Megafauna live photo credit Roger Ho

Megafauna – Olympico | Pushing Hard Rock Forward

The gap between creating familiar art that placates an audience and familiar art that challenges your audience is larger than you’d expect. Band have to put in significant work of they hope to convince their fans to follow their music into the relative unknown. If you want them to step outside of their comfort zone and follow your lead, you must earn their trust as a tour guide. If you want to help your listeners open their ears to new ideas, you must show them and your music the respect they deserve.

Suffice to say, Megafauna regularly goes above and beyond in this regard.

Megafauna Olympico Album Cover

The acclaimed Austin, TX hard rock band has won over fans around the world with their penchant for heavy grooves, impressive shredding, and thundering moods. The group’s sixth full-length album, Olympico combines kick-ass psych with prog and metal influences to delirious results. That foundation serves as a launching pad for a series of short stories as songs with lyrics about heady sociocultural topics.

As always, Megafauna’s music begins and ends with the immaculate talents of Dani Neff.

Megafauna Press Photo by David Brendan Hall

Her impressive fusion of clean, soaring alto vocals with superb guitar wizardry consistently amazes me. The album ripples with fuzzed-out guitars even as the overall production tone remains articulate and resonant. The rhythm section features the hearty bass lines of Will Krause and Zack Humphrey’s ripping drums. The stellar backing guitar and keyboard work of Winston Barrett complement Neff’s own snarling riffs to generate whip-smart hooks that are never showy or flashy.

YouTube player

On “Bi Postal,” dirty distortion delivers a danceable goth-rock romp that would be at home in a campy horror flick. But after a delicious psych breakdown, it metastasizes in the latter third to reach anthemic heights. The title track absolutely crushes from its first notes. It gallops and cavorts like a bucking mustang resisting domestication, right down to the shrieking guitar tone and Neff’s banshee-like pipes.

“Dozer” finds the band channeling its metal sensibilities through a rich, mathy filter.

YouTube player

The tune provides heavy riffs, pounding drum fills, and doubled vocals with a spectral edge – all while a layered arrangement that provides some delightful theatrics. As the album’s penultimate tune, “Lookout Mountain” offers up a classic slow-burn rock experience. Across six-plus minutes, the band steadily increases the volume, pacing, and intensity of the music. This includes massive shredding, piercing vocals, and triumphant drums before arriving on the mountain’s peak.

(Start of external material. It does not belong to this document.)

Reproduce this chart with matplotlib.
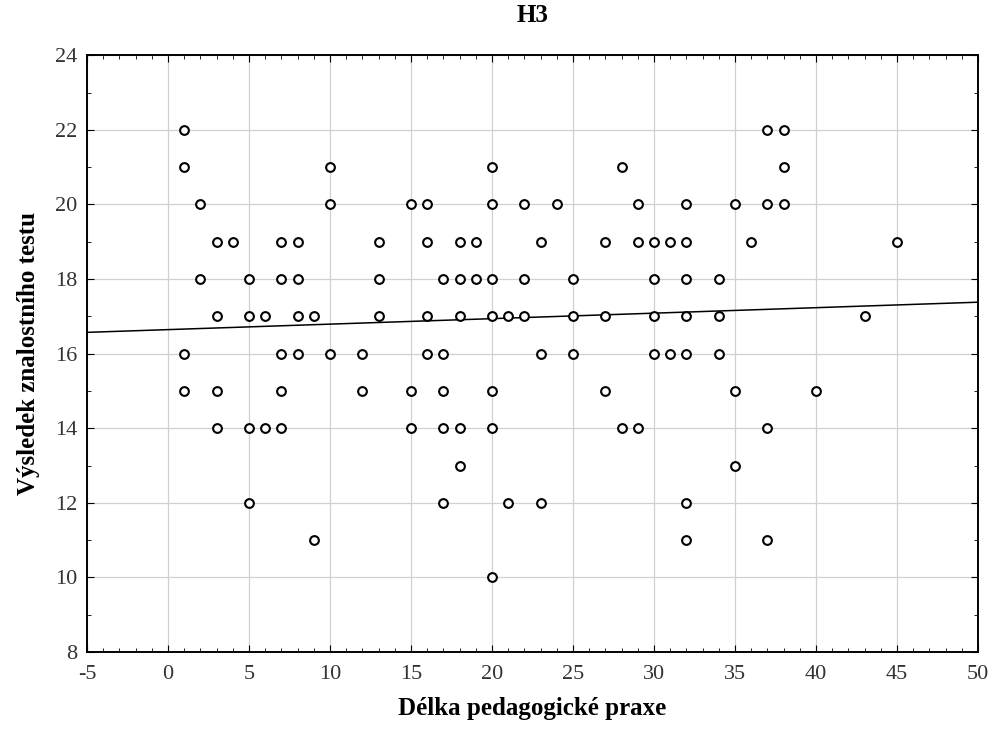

Megafauna understands the importance of letting songs breathe.

Megafauna Band Photo Header

Look, I’ve listened to enough blues-inflected traditional hard rock to understand what the average fan wants from the genre. They want towering piles of riffs, tinnitus-inducing drums, and an overall mood for head-banging. And that’s great! Those things are good and righteous. But sometimes you want more. You need more. You deserve more.

Olympico is both noisy and structured in remarkable ways. The album stands out from color-by-numbers heavy rock by embracing dreamy vibes and syncopated rhythms. It’s one thing to have off-kilter time signatures that showcase your arrangement skills. It’s wholly another to connect them with ‘60s boogie and ‘70s krautrock. The album relies heavily on walking a tightrope between vintage rock energy and focused art-rock intentionality. The music is propulsive and driven, but it also asks you to take some chances and expand your idea of what hard rock could be.

That’s what makes Megafauna different: it’s hard rock with creative ambition.

YouTube player

Ultimately, Olympico shines in the moments when the group can showcase its tight chemistry. Their collective capacity for musical styles and ideas lie far outside the often constrictive nature of their chosen genre. Not everything needs to be a never-ending series of pummeling lead licks and chugging power chords. Yes, Neff and Barrett deliver interlocking melody lines on dueling guitars. And yes, Humphrey and Krause provide ample levels of low-end oomph that will rattle your bowels. But the band revels in its collective ability to know when they should pull back on the cliched elements of hard rock and let other ideas float to the surface.